[Directions for this task]: Gather every line in the records below that contains the word "with".

[Information supplied]:
- - - - - - -

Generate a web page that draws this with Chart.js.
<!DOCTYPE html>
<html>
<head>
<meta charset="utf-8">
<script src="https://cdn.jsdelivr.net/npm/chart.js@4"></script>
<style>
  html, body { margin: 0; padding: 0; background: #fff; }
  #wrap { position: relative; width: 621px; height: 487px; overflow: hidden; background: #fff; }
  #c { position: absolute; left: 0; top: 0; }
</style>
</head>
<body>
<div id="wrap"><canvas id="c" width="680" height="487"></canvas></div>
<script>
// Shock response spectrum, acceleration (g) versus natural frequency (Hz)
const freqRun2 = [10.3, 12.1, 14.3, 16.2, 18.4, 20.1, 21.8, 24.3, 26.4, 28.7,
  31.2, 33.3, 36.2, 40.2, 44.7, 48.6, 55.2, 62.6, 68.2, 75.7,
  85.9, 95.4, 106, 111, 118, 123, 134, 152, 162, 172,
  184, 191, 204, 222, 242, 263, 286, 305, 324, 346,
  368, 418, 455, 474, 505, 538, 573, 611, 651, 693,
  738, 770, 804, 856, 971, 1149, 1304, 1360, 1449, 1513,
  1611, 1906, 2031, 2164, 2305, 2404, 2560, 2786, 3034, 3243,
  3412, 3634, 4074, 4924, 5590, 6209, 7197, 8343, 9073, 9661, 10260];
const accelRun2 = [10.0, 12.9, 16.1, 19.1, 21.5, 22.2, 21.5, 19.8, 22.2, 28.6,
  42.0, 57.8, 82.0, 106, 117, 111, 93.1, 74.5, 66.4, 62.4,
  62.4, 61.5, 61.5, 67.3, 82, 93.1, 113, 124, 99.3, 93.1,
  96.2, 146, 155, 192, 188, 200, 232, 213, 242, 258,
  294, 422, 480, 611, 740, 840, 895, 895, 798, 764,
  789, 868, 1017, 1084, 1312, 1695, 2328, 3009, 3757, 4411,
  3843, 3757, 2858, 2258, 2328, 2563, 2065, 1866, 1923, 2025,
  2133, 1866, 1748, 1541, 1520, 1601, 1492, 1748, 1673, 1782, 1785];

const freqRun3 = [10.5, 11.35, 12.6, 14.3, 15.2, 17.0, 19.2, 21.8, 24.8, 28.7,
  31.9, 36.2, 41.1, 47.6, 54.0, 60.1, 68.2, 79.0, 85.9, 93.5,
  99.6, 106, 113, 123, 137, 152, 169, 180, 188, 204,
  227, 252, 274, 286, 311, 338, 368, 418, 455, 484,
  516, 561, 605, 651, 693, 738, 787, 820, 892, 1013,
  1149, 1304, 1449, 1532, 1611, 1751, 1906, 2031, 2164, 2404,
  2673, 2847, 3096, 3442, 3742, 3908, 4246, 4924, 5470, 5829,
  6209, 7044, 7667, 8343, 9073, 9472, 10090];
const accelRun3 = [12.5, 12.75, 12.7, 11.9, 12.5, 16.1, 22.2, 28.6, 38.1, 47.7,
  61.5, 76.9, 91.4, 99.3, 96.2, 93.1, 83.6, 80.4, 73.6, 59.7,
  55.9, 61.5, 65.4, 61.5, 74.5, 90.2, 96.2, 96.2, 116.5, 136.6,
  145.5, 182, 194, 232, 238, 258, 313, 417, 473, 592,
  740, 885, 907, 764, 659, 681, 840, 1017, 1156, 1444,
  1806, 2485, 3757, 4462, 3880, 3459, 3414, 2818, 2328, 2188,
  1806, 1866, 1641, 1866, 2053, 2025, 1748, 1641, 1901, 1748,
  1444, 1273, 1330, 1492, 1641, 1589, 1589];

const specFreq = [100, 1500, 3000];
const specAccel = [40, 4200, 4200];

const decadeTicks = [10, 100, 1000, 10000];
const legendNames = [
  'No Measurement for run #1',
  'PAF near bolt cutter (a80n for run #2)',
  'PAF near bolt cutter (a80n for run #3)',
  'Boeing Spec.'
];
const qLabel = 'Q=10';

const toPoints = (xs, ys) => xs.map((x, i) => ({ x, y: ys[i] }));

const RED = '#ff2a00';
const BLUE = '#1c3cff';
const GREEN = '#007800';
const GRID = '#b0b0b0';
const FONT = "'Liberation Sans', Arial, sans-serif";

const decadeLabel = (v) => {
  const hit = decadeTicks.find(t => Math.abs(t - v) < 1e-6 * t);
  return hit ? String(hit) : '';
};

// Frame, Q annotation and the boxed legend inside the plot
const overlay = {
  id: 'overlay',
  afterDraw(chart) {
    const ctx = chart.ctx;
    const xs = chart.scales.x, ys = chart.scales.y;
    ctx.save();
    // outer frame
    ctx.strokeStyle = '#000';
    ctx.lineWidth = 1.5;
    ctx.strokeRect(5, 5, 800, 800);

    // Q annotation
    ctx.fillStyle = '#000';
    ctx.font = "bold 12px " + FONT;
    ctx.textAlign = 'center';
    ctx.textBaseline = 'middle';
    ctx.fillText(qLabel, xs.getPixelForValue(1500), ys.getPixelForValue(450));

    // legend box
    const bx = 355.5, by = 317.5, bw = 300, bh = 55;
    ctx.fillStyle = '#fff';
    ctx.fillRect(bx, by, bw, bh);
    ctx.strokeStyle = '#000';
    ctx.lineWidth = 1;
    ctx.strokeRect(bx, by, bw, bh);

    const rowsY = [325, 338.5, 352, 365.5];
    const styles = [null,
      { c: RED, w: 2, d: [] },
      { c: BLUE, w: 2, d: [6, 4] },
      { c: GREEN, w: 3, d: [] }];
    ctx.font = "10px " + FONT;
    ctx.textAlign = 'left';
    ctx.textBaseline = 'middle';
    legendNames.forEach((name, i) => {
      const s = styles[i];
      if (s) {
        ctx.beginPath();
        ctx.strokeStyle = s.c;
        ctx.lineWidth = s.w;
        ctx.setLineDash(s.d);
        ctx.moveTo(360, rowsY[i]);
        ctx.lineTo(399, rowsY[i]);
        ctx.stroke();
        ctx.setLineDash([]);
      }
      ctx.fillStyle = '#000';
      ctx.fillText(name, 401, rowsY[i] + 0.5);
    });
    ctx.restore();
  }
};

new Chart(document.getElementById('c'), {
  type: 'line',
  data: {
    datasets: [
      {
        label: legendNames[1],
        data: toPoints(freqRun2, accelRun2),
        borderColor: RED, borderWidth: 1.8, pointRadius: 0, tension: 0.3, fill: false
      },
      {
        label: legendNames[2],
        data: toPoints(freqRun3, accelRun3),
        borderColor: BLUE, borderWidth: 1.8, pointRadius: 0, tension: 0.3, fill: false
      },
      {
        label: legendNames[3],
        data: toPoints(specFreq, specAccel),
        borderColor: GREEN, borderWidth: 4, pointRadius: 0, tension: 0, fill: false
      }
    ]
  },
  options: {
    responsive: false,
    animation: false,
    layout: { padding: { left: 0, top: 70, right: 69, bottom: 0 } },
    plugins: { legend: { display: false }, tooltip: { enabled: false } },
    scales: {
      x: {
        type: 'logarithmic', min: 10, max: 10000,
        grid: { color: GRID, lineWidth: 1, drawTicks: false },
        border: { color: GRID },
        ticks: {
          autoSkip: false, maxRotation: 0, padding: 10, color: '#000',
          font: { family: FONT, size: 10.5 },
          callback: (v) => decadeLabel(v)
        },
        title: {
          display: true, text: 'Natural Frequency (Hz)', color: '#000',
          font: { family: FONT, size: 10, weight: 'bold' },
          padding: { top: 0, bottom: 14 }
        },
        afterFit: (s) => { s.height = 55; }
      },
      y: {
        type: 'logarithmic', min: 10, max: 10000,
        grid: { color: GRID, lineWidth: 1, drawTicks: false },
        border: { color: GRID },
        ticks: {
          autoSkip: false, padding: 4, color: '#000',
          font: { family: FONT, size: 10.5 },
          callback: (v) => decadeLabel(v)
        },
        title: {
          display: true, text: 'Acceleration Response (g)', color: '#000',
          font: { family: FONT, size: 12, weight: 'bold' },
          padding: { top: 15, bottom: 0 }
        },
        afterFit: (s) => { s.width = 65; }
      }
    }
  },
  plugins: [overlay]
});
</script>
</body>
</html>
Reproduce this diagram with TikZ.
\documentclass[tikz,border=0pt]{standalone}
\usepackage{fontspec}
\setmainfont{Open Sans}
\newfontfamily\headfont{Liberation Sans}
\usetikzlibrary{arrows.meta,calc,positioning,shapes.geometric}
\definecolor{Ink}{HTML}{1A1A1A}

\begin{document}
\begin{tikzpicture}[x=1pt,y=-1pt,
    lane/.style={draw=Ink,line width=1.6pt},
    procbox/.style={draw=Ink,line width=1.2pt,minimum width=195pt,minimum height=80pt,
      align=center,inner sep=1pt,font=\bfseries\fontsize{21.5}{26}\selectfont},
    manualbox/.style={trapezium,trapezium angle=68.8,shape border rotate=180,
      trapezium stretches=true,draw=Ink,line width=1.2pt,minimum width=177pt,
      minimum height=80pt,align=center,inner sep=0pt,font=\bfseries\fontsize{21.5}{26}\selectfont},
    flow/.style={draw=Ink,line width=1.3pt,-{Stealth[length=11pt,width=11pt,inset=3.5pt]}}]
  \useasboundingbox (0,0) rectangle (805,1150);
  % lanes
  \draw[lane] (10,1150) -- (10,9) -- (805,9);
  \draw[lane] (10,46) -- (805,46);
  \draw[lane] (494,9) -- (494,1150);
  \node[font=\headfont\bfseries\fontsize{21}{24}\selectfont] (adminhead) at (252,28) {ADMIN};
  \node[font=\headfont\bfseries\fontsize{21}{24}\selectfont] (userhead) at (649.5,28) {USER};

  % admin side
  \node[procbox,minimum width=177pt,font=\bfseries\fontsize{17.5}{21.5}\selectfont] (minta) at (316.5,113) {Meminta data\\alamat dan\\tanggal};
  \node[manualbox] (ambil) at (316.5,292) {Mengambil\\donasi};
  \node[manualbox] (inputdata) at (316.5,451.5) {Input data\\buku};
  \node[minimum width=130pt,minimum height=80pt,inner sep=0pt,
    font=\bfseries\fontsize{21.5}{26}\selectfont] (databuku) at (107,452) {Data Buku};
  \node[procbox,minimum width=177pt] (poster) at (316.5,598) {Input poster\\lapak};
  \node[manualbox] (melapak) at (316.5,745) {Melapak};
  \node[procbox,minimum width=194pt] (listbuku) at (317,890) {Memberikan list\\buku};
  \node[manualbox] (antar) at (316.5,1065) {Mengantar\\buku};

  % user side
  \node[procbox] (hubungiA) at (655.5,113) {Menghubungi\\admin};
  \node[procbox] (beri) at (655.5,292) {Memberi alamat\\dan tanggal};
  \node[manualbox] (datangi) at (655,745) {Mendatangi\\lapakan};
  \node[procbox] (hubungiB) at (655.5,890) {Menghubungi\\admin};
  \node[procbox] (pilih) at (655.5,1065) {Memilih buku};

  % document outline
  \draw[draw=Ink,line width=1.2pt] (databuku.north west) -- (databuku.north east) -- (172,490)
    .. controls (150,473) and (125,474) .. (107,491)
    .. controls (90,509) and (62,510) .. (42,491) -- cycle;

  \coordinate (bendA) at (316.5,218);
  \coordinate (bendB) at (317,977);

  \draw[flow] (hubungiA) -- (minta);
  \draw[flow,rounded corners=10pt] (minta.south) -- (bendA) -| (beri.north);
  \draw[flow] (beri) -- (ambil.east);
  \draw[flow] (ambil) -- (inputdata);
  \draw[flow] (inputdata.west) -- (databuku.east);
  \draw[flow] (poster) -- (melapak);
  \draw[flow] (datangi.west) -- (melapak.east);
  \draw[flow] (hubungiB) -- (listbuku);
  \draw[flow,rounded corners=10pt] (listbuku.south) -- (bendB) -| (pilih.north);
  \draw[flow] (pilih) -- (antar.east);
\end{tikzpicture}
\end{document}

- - - - - - -

[Answer to the problem]:
Generate a web page that draws this with Chart.js.
Reproduce this diagram with TikZ.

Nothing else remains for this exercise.